Nous ne sommes pas au monde pour cela. Nous valons beaucoup plus, nous vivons pour beaucoup plus : pour réaliser le rêve de Dieu, pour aimer. Les cendres sont mises sur notre tête pour que le feu de l’amour s’allume dans nos cœurs. Car nous sommes citoyens du ciel et l’amour envers Dieu et le prochain est le passeport pour le ciel, c’est notre passeport. Les biens terrestres que nous possédons ne nous serviront pas, ils sont poussière qui disparaît, mais l’amour que nous donnons – en famille, au travail, dans l’Eglise, dans le monde – nous sauvera, il restera pour toujours.

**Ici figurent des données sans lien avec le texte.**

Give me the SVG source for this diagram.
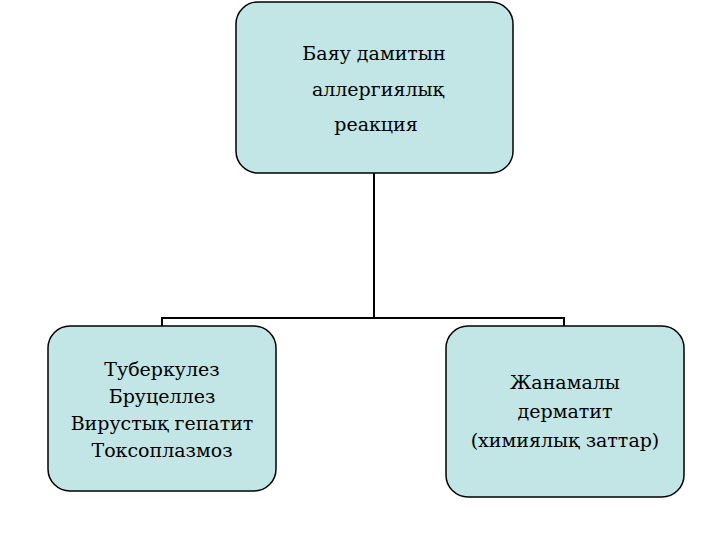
<svg xmlns="http://www.w3.org/2000/svg" width="720" height="540" viewBox="0 0 720 540">
<style>
.box{fill:#c2e5e5;stroke:#000;stroke-width:1.5}
.t{font-family:'DejaVu Serif',serif;font-size:19px;text-anchor:middle;fill:#000}
.c{stroke:#000;stroke-width:2;fill:none}
</style>
<rect width="720" height="540" fill="#fff"/>
<g id="connectors">
<path class="c" d="M374 173V318M162 326V318H564V326"/>
</g>
<g id="top">
<rect class="box" x="236" y="2" width="277" height="171" rx="22"/>
<text class="t" x="374" y="60">Баяу дамитын</text>
<text class="t" x="378" y="96">аллергиялық</text>
<text class="t" x="376" y="131">реакция</text>
</g>
<g id="left">
<rect class="box" x="48" y="326" width="228" height="165" rx="22"/>
<text class="t" x="162" y="376">Туберкулез</text>
<text class="t" x="162" y="403">Бруцеллез</text>
<text class="t" x="162" y="430">Вирустық гепатит</text>
<text class="t" x="162" y="457">Токсоплазмоз</text>
</g>
<g id="right">
<rect class="box" x="446" y="326" width="238" height="171" rx="22"/>
<text class="t" x="565" y="389">Жанамалы</text>
<text class="t" x="565" y="418">дерматит</text>
<text class="t" x="565" y="447">(химиялық заттар)</text>
</g>
</svg>
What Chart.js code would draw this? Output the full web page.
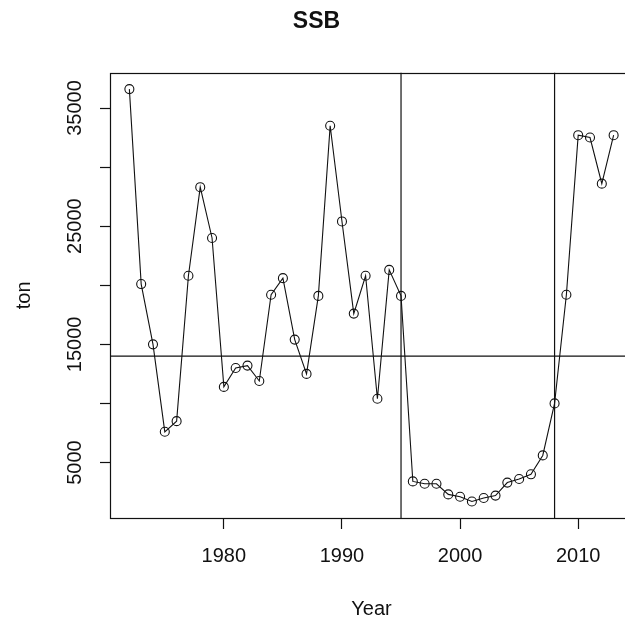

Les cendres que nous recevons nous rappellent un second parcours, inverse, celui qui va de la vie à la poussière. Nous regardons tout autour et nous voyons des poussières de mort. Des vies réduites en cendres. Des décombres, des destructions, la guerre. Des vies de petits innocents non accueillis, des vies de pauvres rejetés, des vies de personnes âgées mises à l’écart. Nous continuons à nous détruire, à nous faire retourner en poussière. Et que de poussière il y a dans nos relations ! Regardons chez nous, dans les familles : que de disputes, que d’incapacités à désarmer les conflits, que de difficultés à s’excuser, à pardonner, à repartir, alors qu’avec tant de facilité nous réclamons nos espaces et nos droits. Il y a beaucoup de poussière qui salit l’amour et affaiblit la vie. Même dans l’Eglise, la maison de Dieu, nous avons laissé se déposer beaucoup de poussière, la poussière de la mondanité.
Et regardons-nous à l’intérieur, dans le cœur : que de fois nous étouffons le feu de Dieu avec la cendre de l’hypocrisie ! L’hypocrisie : c’est la saleté que Jésus, aujourd’hui dans l’Evangile, demande d’enlever. En effet, le Seigneur ne dit pas seulement d’accomplir des œuvres de charité, de prier, de jeûner, mais de faire tout cela sans feintes, sans duplicités, sans hypocrisie (cf. Mt 6, 2.5.16). Que de fois, en revanche, nous faisons quelque chose pour être approuvés, pour notre image, pour notre ego ! Que de fois nous nous proclamons chrétiens et dans le cœur nous cédons sans problème aux passions qui nous rendent esclaves ! Que de fois nous prêchons une chose et en faisons une autre ! Que de fois nous nous montrons bons au dehors et nourrissons des rancunes au- dedans ! Que de duplicités nous avons dans le cœur… c’est la poussière qui salit, les cendres qui étouffent le feu de l’amour.
Nous avons besoin de nettoyer la poussière qui se dépose sur le cœur. Comment faire ? L’appel pressant de saint Paul dans la seconde lecture nous aide : « Laissez-vous réconcilier avec Dieu ! » Paul ne demande pas, il supplie : « Nous vous le demandons au nom du Christ, laissez- vous réconcilier avec Dieu » (2Co 5, 20). Nous aurions dit “Réconciliez-vous avez Dieu”. Mais non, il utilise le passif : laissez-vous réconcilier. Parce que la sainteté n’est pas notre activité, elle est une grâce ! Parce que, seuls, nous ne sommes pas capables d’enlever la poussière qui salit notre cœur. Parce que seul Jésus, qui connaît et aime notre cœur, peut le guérir. Le Carême est le temps de la guérison.
Que faut-il donc faire ? Sur le chemin vers Pâques nous pouvons accomplir deux passages : le premier, de la poussière à la vie, de notre humanité fragile à l’humanité de Jésus qui nous guérit. Nous pouvons nous mettre devant le Crucifié, rester là, regarder et répéter : “Jésus, tu m’aimes, transforme-moi… Jésus, tu m’aimes, transforme-moi…” Et après avoir accueilli son amour, après avoir pleuré devant cet amour, le second passage, pour ne pas retomber de la vie à la poussière. Aller recevoir le pardon de Dieu, dans la confession, parce que là, le feu de l’amour de Dieu consume la cendre de notre péché. L’étreinte du Père dans la Confession nous renouvelle à l’intérieur, nous nettoie le cœur. Laissons-nous réconcilier pour vivre comme des enfants aimés, comme des pécheurs pardonnés, comme des malades guéris, comme des voyageurs accompagnés. Laissons-nous aimer pour aimer. Laissons-nous relever, pour marcher vers le but, Pâques. Nous aurons la joie de découvrir que Dieu nous ressuscite de nos cendres.